Donald A. Mackenzie, Inventing Accuracy: An Historical Sociology of Nuclear Missile Guidance (Cambridge, Mass: MIT Press, 1990)
MacKenzie uses guidance systems for ICBMs as a window into Cold War politics, defense planning, and nuclear strategy. He argues that the quest for more accurate missiles reflected a shift in strategy from MAD to counterforce targetting. The development of guidance systems not only shaped the way that the U.S. conducted the Cold War, but was also shaped by those same politics, strategies, etc. (2-3). He seeks "to understand nuclear missile guidance as a historical product and social creation" (2) by tracing the links between guidance design, strategy, and multiple actors (e.g. political, military, technical) (23).
To tell his story MacKenzie draws on an exhaustive amount of primary source material. And even though his argument is mainly focused on the social shaping of guidance technology, he provides a great amount of technical detail. To construct an effective narrative supporting his thesis he uses what he calls a historical sociology method. He eschews the typical case study approach in history of technology, arguing that it tends only to look at big systems and big changes. Rather, he seeks to look at a more mundane system over a longer period of time as a way of better seeing/demonstrating the social and political aspects of technological development (8). Second, realizing that technology is a social, political, and economic matter, he seeks to apply insights from SSK to the study of technological knowledge (9-10).
MacKenzie draws on John Law’s notion of "heterogenous engineering" and Thomas Hughes’ technological systems work. He draws on SSK and the social construction framework in history/sociology of science to analyze the large, sociotechnical system of ICBM guidance. He makes an important contribution to both history of technology, as well as STS. But, his book has also been widely read in the internation relations, arms control, and defense communities.
The STS themes in Inventing Accuracy are classic ones: social construction of technology, the sociology of knowledge, etc.
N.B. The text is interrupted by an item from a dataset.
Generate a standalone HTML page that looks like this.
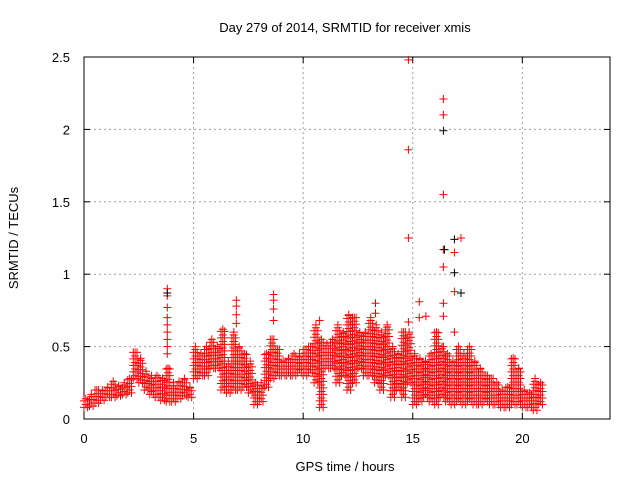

There are two important things for my research. In terms of content, the discussion of the relaitonship between technology and strategy, and the question of which one drives the other, is very improtant because it is a central concern in my own research. Second, the arguments in the last chapter clarify his position, eschewing a naive or knee-jerk social construction position that becomes political determinism. While he rejects technological determinism, he also rejects political determinisms: "the state", "the military", "corporations", etc. He even recognizes the need for inhabiting to do useful political work.